Scammers took a record $14 billion cryptocurrency in 2021 according to a January report by the blockchain analytics firm Chainalysis, which pinned much of the increase on the growing popularity of decentralized finance platforms.
Cryptocurrency scams have flourished on social media. The Federal Trade Commission noted in a release on the record number of online scams reported last year that “social media is a tool for scammers in investment scams, particularly those involving bogus cryptocurrency investments — an area that has seen a massive surge in reports.”
The space has also shown itself vulnerable to hacks. There were more than 20 hacks last year where more than $10 million in virtual assets were taken, according to NBC News.
Just last week more than $30 million worth of assets were stolen from digital wallets on the exchange market Crypto.com, which recently acquired the naming rights to the Los Angeles Lakers’ arena.
The company has said it adopted new security measures in the wake of the hack but has not publicly shared what those look like.
Cryptocurrency advocates say potential buyers should follow basic investing rules before jumping in: do diligent research, diversify your holdings and focus on time in the market instead of quick returns.
J.W. Verret, a financial law professor at George Mason University and former House Financial Services Committee senior counsel, argued price swings alone are no reason to clamp down on the industry.
“It’s probably easier to support a sector during a bull market.

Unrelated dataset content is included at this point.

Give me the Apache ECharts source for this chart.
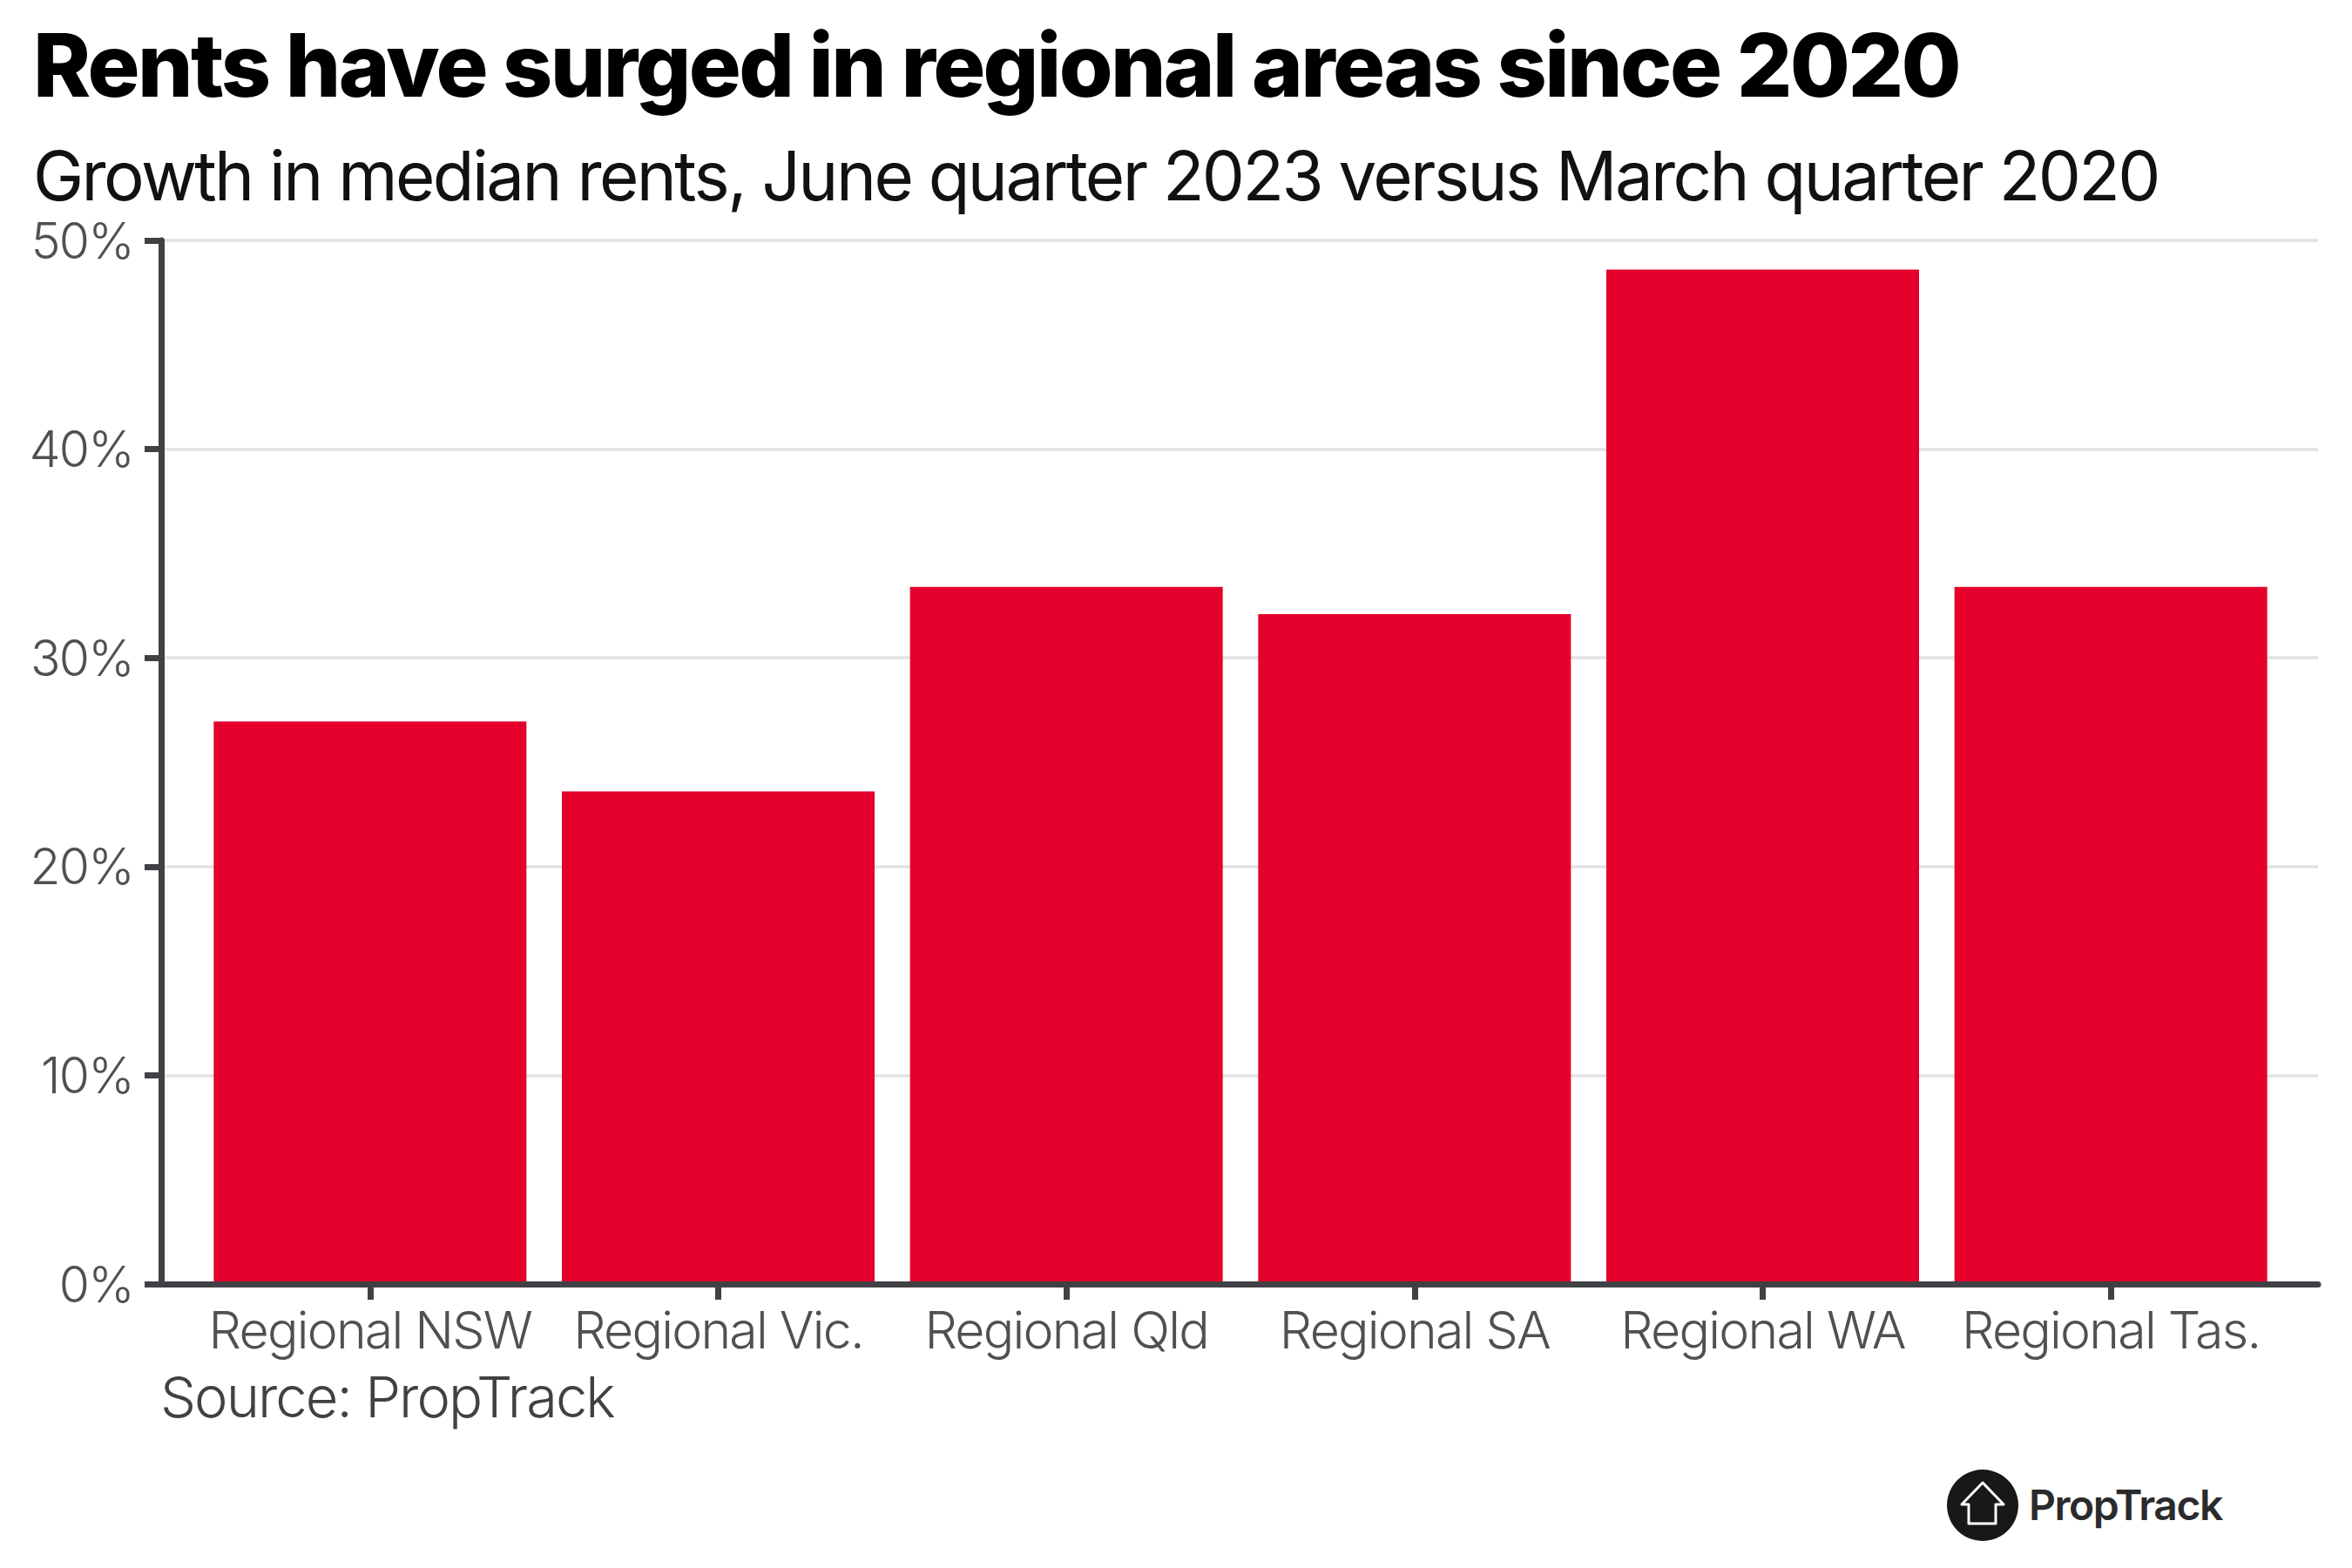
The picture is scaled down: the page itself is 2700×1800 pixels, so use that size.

But that doesn’t mean a bear market requires a regulatory solution,” Verret said.
“If somebody’s buying a token just because of a celebrity endorsement alone, that is a dumb decision but you can’t regulate away dumb decisions.”
Even so, Verret said policymakers and regulators should provide more educational resources for potential investors, establish clear expectations and adjust tax laws to ease the use of cryptocurrencies for transactions.
“The increasing retail interest, increasing young demographic interest and increasing interest across the political spectrum has been exponential and that is going to have political implications,” he said.
“We’re already seeing moderate Democrats interested in crypto. I think that’s going to grow, and I think the aggressively anti-crypto voices are going to be drowned out.”